----- Material to process

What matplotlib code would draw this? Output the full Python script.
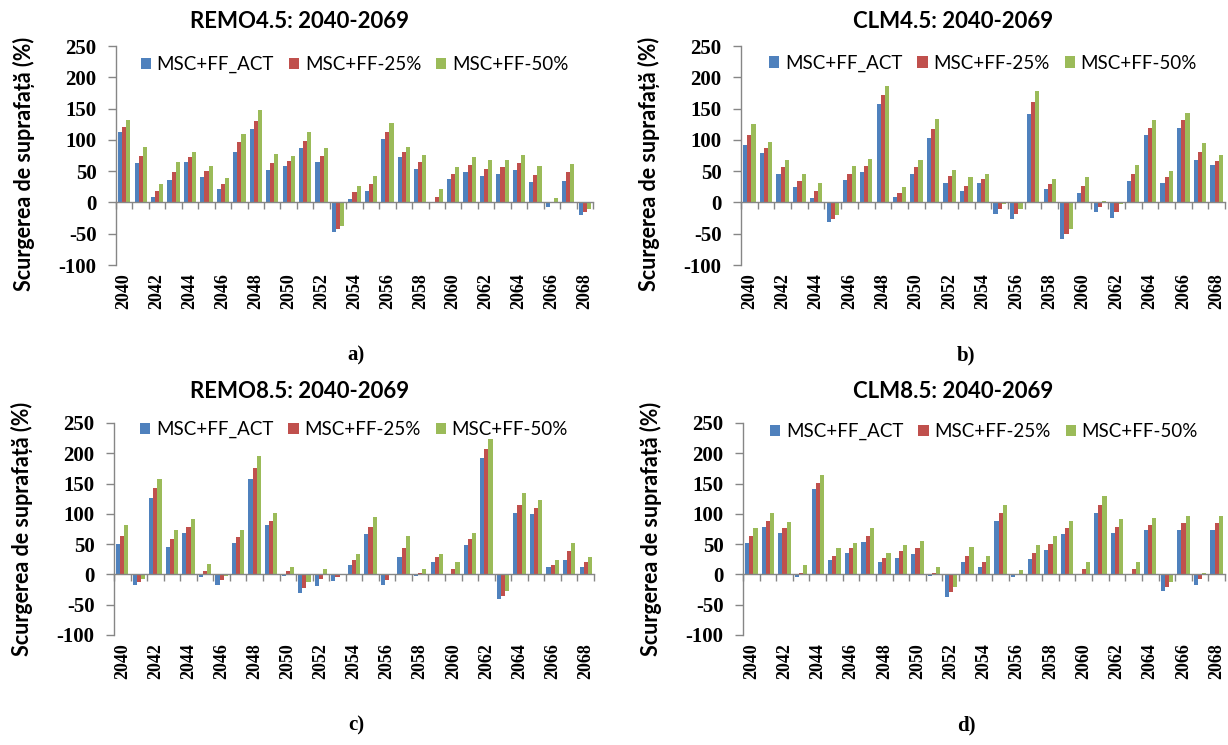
import matplotlib

matplotlib.use("Agg")
import matplotlib.pyplot as plt
import numpy as np

# fonts: Calibri-like sans for titles/legend, Times-like serif for ticks
SANS = ["Lato", "DejaVu Sans"]
SERIF = ["Liberation Serif", "DejaVu Serif"]

years = list(range(2040, 2069))
series_names = ["MSC+FF_ACT", "MSC+FF-25%", "MSC+FF-50%"]
series_colors = ["#4F81BD", "#C0504D", "#9BBB59"]
y_ticks = [-100, -50, 0, 50, 100, 150, 200, 250]

# REMO 4.5
remo45_act = [112, 63, 8, 36, 65, 41, 22, 81, 118, 52, 59, 87, 65, -47, 6,
              19, 102, 72, 54, 0, 38, 48, 43, 46, 52, 32, -7, 35, -20]
remo45_ff25 = [120, 74, 18, 49, 73, 51, 29, 96, 130, 63, 67, 98, 75, -43, 16,
               29, 113, 80, 64, 9, 46, 60, 54, 56, 63, 44, 0, 48, -16]
remo45_ff50 = [131, 88, 29, 65, 81, 59, 39, 110, 147, 77, 75, 112, 87, -37, 27,
               43, 127, 89, 76, 21, 56, 72, 68, 68, 76, 59, 7, 62, -11]

# CLM 4.5
clm45_act = [91, 79, 46, 24, 7, -32, 36, 48, 158, 9, 46, 103, 31, 18,
             31, -19, -27, 141, 21, -59, 15, -15, -25, 34, 107, 31, 119, 68, 60]
clm45_ff25 = [107, 87, 56, 34, 18, -26, 46, 58, 171, 15, 56, 117, 42, 27,
              38, -10, -19, 160, 30, -51, 27, -7, -15, 46, 119, 40, 131, 81, 66]
clm45_ff50 = [125, 97, 68, 46, 31, -20, 58, 70, 186, 24, 68, 134, 52, 40,
              46, -2, -10, 178, 38, -43, 40, 3, -3, 60, 131, 50, 143, 95, 76]

# REMO 8.5
remo85_act = [50, -17, 127, 46, 68, -4, -17, 52, 158, 81, -3, -31, -19, -11, 15,
              67, -17, 28, -3, 20, 0, 48, 193, -41, 101, 99, 12, 24, 13]
remo85_ff25 = [64, -13, 142, 58, 79, 5, -10, 61, 175, 89, 5, -23, -7, -4, 24,
               79, -9, 44, 3, 28, 9, 58, 207, -35, 115, 109, 15, 38, 20]
remo85_ff50 = [81, -7, 158, 73, 91, 18, -3, 73, 195, 101, 12, -13, 9, 0, 34,
               95, 0, 64, 9, 34, 20, 68, 223, -27, 134, 123, 24, 52, 28]

# CLM 8.5
clm85_act = [52, 79, 68, -4, 141, 24, 36, 54, 20, 27, 34, -3, -37, 21,
             13, 88, -4, 26, 40, 66, 0, 101, 68, 0, 74, -27, 74, -17, 74]
clm85_ff25 = [63, 88, 76, 3, 151, 31, 44, 64, 27, 38, 44, 3, -29, 31,
              21, 101, 0, 36, 50, 76, 9, 115, 79, 9, 82, -20, 85, -7, 85]
clm85_ff50 = [76, 101, 87, 15, 164, 44, 52, 76, 36, 48, 56, 12, -20, 46,
              31, 115, 8, 48, 64, 88, 20, 129, 91, 20, 93, -13, 97, 3, 97]

W, H = 1228, 745
AXIS_GREY = "#868686"


def px_rect(left, top, right, bottom):
    """pixel box -> figure fraction [l, b, w, h]"""
    return [left / W, 1 - bottom / H, (right - left) / W, (bottom - top) / H]


def draw_panel(fig, rect, series, title, title_xy, tag, tag_xy, legend_y, ylabel_y):
    ax = fig.add_axes(rect)
    x = np.arange(len(years))
    bw = 0.25
    for k, (vals, name, col) in enumerate(zip(series, series_names, series_colors)):
        ax.bar(x + (k - 1) * bw, vals, width=bw, color=col, label=name, linewidth=0)

    ax.set_xlim(-0.5, len(years) - 0.5)
    ax.set_ylim(-100, 250)

    # y axis
    ax.set_yticks(y_ticks, labels=[str(t) for t in y_ticks],
                  fontsize=15, fontweight="bold", family=SERIF)
    ax.tick_params(axis="y", direction="out", length=6, width=1, color=AXIS_GREY, pad=8)

    # category axis crosses at zero, ticks between categories
    ax.spines["bottom"].set_position(("data", 0))
    ax.set_xticks(np.arange(-0.5, len(years), 1.0), labels=[])
    ax.tick_params(axis="x", direction="out", length=5, width=1, color=AXIS_GREY)
    for side in ("top", "right"):
        ax.spines[side].set_visible(False)
    for side in ("left", "bottom"):
        ax.spines[side].set_color(AXIS_GREY)
        ax.spines[side].set_linewidth(1)

    # year labels sit under the plot area ("low" position)
    sec = ax.secondary_xaxis(0.0)
    sec.set_xticks(x[::2], labels=[str(y) for y in years[::2]], rotation=90,
                   fontsize=13, fontweight="bold", family=SERIF)
    sec.tick_params(length=0, pad=6)
    sec.spines["bottom"].set_visible(False)

    ax.set_ylabel("Scurgerea de suprafață (%)", fontsize=15.5, fontweight="bold", family=SANS)
    width_px = rect[2] * W
    ax.yaxis.set_label_coords(-81 / width_px, ylabel_y)

    ax.legend(loc="upper center", bbox_to_anchor=(0.5, legend_y), ncol=3, frameon=False,
              prop={"family": SANS, "size": 13.5}, handlelength=0.55, handleheight=0.55,
              handletextpad=0.3, columnspacing=0.8, borderaxespad=0, borderpad=0)

    fig.text(title_xy[0] / W, 1 - title_xy[1] / H, title, ha="center", va="center",
             fontsize=16, fontweight="bold", family=SANS)
    fig.text(tag_xy[0] / W, 1 - tag_xy[1] / H, tag, ha="center", va="center",
             fontsize=15, fontweight="bold", family=SERIF)
    return ax


def main() -> None:
    fig = plt.figure(figsize=(W / 100, H / 100), dpi=100)

    draw_panel(fig, px_rect(116, 46, 593, 265), [remo45_act, remo45_ff25, remo45_ff50],
               "REMO4.5: 2040-2069", (300, 22), "a)", (356, 355), 0.955, 0.46)
    draw_panel(fig, px_rect(741, 46, 1225, 265), [clm45_act, clm45_ff25, clm45_ff50],
               "CLM4.5: 2040-2069", (953, 22), "b)", (966, 355), 0.96, 0.46)
    draw_panel(fig, px_rect(114, 423, 594, 635), [remo85_act, remo85_ff25, remo85_ff50],
               "REMO8.5: 2040-2069", (300, 392), "c)", (356, 725), 1.01, 0.5)
    draw_panel(fig, px_rect(743, 423, 1225, 635), [clm85_act, clm85_ff25, clm85_ff50],
               "CLM8.5: 2040-2069", (953, 392), "d)", (966, 725), 1.0, 0.5)

    fig.savefig("out.png", dpi=100)


if __name__ == "__main__":
    main()
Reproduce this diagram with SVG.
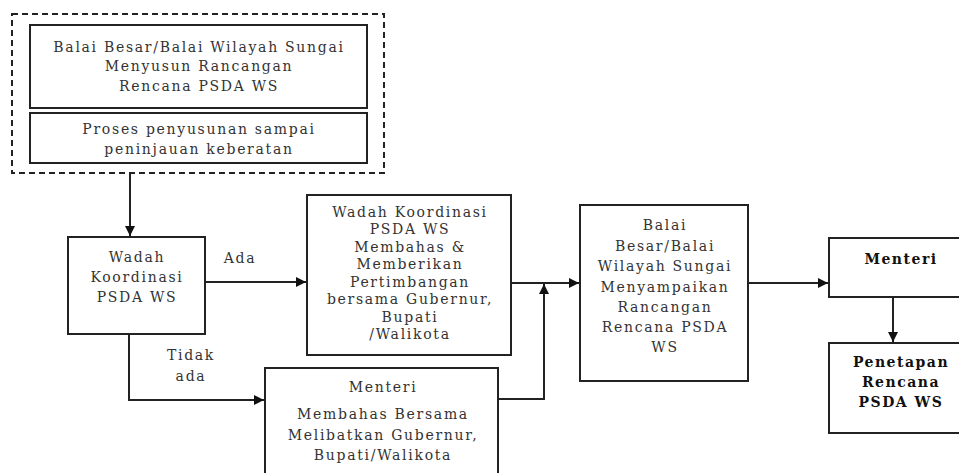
<svg xmlns="http://www.w3.org/2000/svg" width="959" height="473" viewBox="0 0 959 473">
  <defs>
    <marker id="arrow" viewBox="0 0 10 10" refX="10" refY="5" markerWidth="10" markerHeight="10" markerUnits="userSpaceOnUse" orient="auto">
      <path d="M0,0 L10,5 L0,10 z" fill="#111"/>
    </marker>
  </defs>
  <style>
    .box { fill: #fff; stroke: #222; stroke-width: 2; }
    .dash { fill: none; stroke: #222; stroke-width: 2; stroke-dasharray: 6 4; }
    .t { font-family: "DejaVu Serif", "Liberation Serif", serif; font-size: 14px; letter-spacing: 1.7px; fill: #333; text-anchor: middle; }
    .b { font-weight: bold; fill: #111; letter-spacing: 1.5px; }
    .edge { fill: none; stroke: #222; stroke-width: 2; }
  </style>
  <rect width="959" height="473" fill="#fff"/>

  <!-- drafting stage -->
  <g id="drafting">
    <rect class="dash" x="12" y="14" width="372" height="159"/>
    <g id="balai-menyusun">
      <rect class="box" x="30" y="25" width="337" height="83"/>
      <text class="t" x="199" y="52">Balai Besar/Balai Wilayah Sungai</text>
      <text class="t" x="199" y="71">Menyusun Rancangan</text>
      <text class="t" x="199" y="91">Rencana PSDA WS</text>
    </g>
    <g id="proses">
      <rect class="box" x="30" y="113" width="337" height="50"/>
      <text class="t" x="199" y="134">Proses penyusunan sampai</text>
      <text class="t" x="199" y="154">peninjauan keberatan</text>
    </g>
  </g>

  <g id="wadah">
    <rect class="box" x="68" y="237" width="137" height="97"/>
    <text class="t" x="137" y="262">Wadah</text>
    <text class="t" x="137" y="282">Koordinasi</text>
    <text class="t" x="137" y="302">PSDA WS</text>
  </g>

  <g id="wadah-membahas">
    <rect class="box" x="307" y="195" width="204" height="160"/>
    <text class="t" x="410" y="217">Wadah Koordinasi</text>
    <text class="t" x="410" y="234">PSDA WS</text>
    <text class="t" x="410" y="252">Membahas &amp;</text>
    <text class="t" x="410" y="269">Memberikan</text>
    <text class="t" x="410" y="287">Pertimbangan</text>
    <text class="t" x="410" y="304">bersama Gubernur,</text>
    <text class="t" x="410" y="322">Bupati</text>
    <text class="t" x="410" y="339">/Walikota</text>
  </g>

  <g id="menteri-membahas">
    <rect class="box" x="265" y="368" width="233" height="115"/>
    <text class="t" x="383" y="392">Menteri</text>
    <text class="t" x="383" y="419">Membahas Bersama</text>
    <text class="t" x="383" y="440">Melibatkan Gubernur,</text>
    <text class="t" x="383" y="460">Bupati/Walikota</text>
  </g>

  <g id="balai-menyampaikan">
    <rect class="box" x="580" y="205" width="168" height="176"/>
    <text class="t" x="665" y="230">Balai</text>
    <text class="t" x="665" y="251">Besar/Balai</text>
    <text class="t" x="665" y="271">Wilayah Sungai</text>
    <text class="t" x="665" y="292">Menyampaikan</text>
    <text class="t" x="665" y="312">Rancangan</text>
    <text class="t" x="665" y="332">Rencana PSDA</text>
    <text class="t" x="665" y="352">WS</text>
  </g>

  <g id="menteri">
    <rect class="box" x="829" y="238" width="140" height="59"/>
    <text class="t b" x="901" y="264">Menteri</text>
  </g>

  <g id="penetapan">
    <rect class="box" x="829" y="343" width="140" height="90"/>
    <text class="t b" x="901" y="367">Penetapan</text>
    <text class="t b" x="901" y="387">Rencana</text>
    <text class="t b" x="901" y="407">PSDA WS</text>
  </g>

  <g id="connectors">
    <path class="edge" d="M130,173 V236" marker-end="url(#arrow)"/>
    <path class="edge" d="M205,282 H306" marker-end="url(#arrow)"/>
    <path class="edge" d="M129,334 V400 H264" marker-end="url(#arrow)"/>
    <path class="edge" d="M511,283 H579" marker-end="url(#arrow)"/>
    <path class="edge" d="M498,399 H544 V284" marker-end="url(#arrow)"/>
    <path class="edge" d="M748,283 H828" marker-end="url(#arrow)"/>
    <path class="edge" d="M893,297 V342" marker-end="url(#arrow)"/>
    <text class="t" x="240" y="263">Ada</text>
    <text class="t" x="191" y="360">Tidak</text>
    <text class="t" x="191" y="381">ada</text>
  </g>
</svg>
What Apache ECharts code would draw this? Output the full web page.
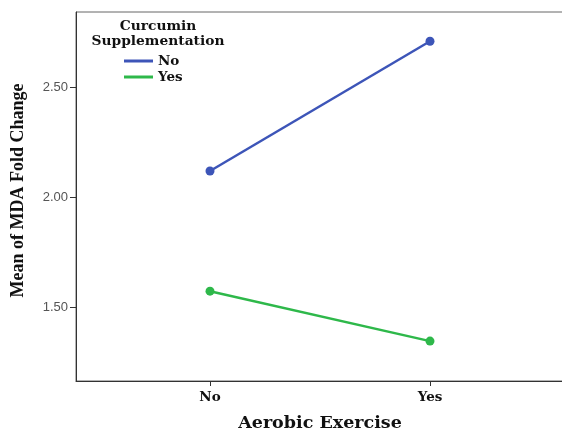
<!DOCTYPE html>
<html>
<head>
<meta charset="utf-8">
<script src="https://cdn.jsdelivr.net/npm/echarts@6/dist/echarts.min.js"></script>
<style>html,body{margin:0;padding:0;background:#fff}#c{width:562px;height:430px}</style>
</head>
<body>
<div id="c"></div>
<script>
var categories = ['No', 'Yes'];
var seriesNames = ['No', 'Yes'];
var curcuminNo = [2.118, 2.708];
var curcuminYes = [1.572, 1.345];
var yTicks = [1.50, 2.00, 2.50];

var serifBold = '"DejaVu Serif", serif';
var chart = echarts.init(document.getElementById('c'));
chart.setOption({
  animation: false,
  backgroundColor: '#fff',
  title: {
    text: 'Curcumin\nSupplementation',
    left: 153, top: 14, textAlign: 'center',
    textStyle: { fontFamily: serifBold, fontWeight: 'bold', fontSize: 13.8, lineHeight: 15, color: '#111' }
  },
  legend: {
    orient: 'vertical', left: 119, top: 49, itemWidth: 29, itemHeight: 3, itemGap: 2,
    icon: 'rect',
    data: seriesNames,
    textStyle: { fontFamily: serifBold, fontWeight: 'bold', fontSize: 13.5, color: '#111', padding: [0,0,0,0] }
  },
  grid: { left: 76, top: 12, right: -4, bottom: 49, show: true, borderColor: '#666', borderWidth: 1, outerBoundsMode: 'none', containLabel: false },
  xAxis: {
    type: 'value', min: -134/220, max: 356/220, interval: 1,
    splitLine: { show: false },
    axisLine: { onZero: false, lineStyle: { color: '#333', width: 1 } },
    axisTick: { length: 5, lineStyle: { color: '#333' }, customValues: [0, 1] },
    axisLabel: {
      customValues: [0, 1],
      formatter: function (v) { return categories[Math.round(v)] || ''; },
      fontFamily: serifBold, fontWeight: 'bold', fontSize: 13.5, color: '#111', margin: 9
    },
    name: 'Aerobic Exercise', nameLocation: 'middle', nameGap: 33,
    nameTextStyle: { fontFamily: serifBold, fontWeight: 'bold', fontSize: 17.5, color: '#111', padding: [0, 0, 0, -2] }
  },
  yAxis: {
    type: 'value', min: 2.0 - 184/220, max: 2.5 + 75/220,
    splitLine: { show: false },
    axisLine: { show: true, onZero: false, lineStyle: { color: '#333', width: 1 } },
    axisTick: { show: true, length: 6, inside: false, lineStyle: { color: '#333' }, customValues: yTicks },
    axisLabel: {
      customValues: yTicks,
      formatter: function (v) { return v.toFixed(2); },
      fontFamily: 'Arial, "Liberation Sans", sans-serif', fontSize: 13, color: '#555', margin: 8
    },
    name: 'Mean of MDA Fold Change', nameLocation: 'middle', nameGap: 49, nameRotate: 90,
    nameTextStyle: { fontFamily: '"Liberation Serif", "Times New Roman", serif', fontWeight: 'bold', fontSize: 18, color: '#111', padding: [0, 0, 0, 12] }
  },
  series: [
    { name: seriesNames[0], type: 'line', data: [[0, curcuminNo[0]], [1, curcuminNo[1]]],
      symbol: 'circle', symbolSize: 9, color: '#3d55b8', lineStyle: { width: 2.5, color: '#3d55b8' } },
    { name: seriesNames[1], type: 'line', data: [[0, curcuminYes[0]], [1, curcuminYes[1]]],
      symbol: 'circle', symbolSize: 9, color: '#2eb84a', lineStyle: { width: 2.5, color: '#2eb84a' } }
  ]
});
</script>
</body>
</html>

----------

#### Short problem
Above are the records; repeat their lines from the first through the line containing "y_ticks = [-100, -50, 0, 50, 100, 150, 200, 250]", and leave out each picture.

#### Result of the exercise
What matplotlib code would draw this? Output the full Python script.
import matplotlib

matplotlib.use("Agg")
import matplotlib.pyplot as plt
import numpy as np

# fonts: Calibri-like sans for titles/legend, Times-like serif for ticks
SANS = ["Lato", "DejaVu Sans"]
SERIF = ["Liberation Serif", "DejaVu Serif"]

years = list(range(2040, 2069))
series_names = ["MSC+FF_ACT", "MSC+FF-25%", "MSC+FF-50%"]
series_colors = ["#4F81BD", "#C0504D", "#9BBB59"]
y_ticks = [-100, -50, 0, 50, 100, 150, 200, 250]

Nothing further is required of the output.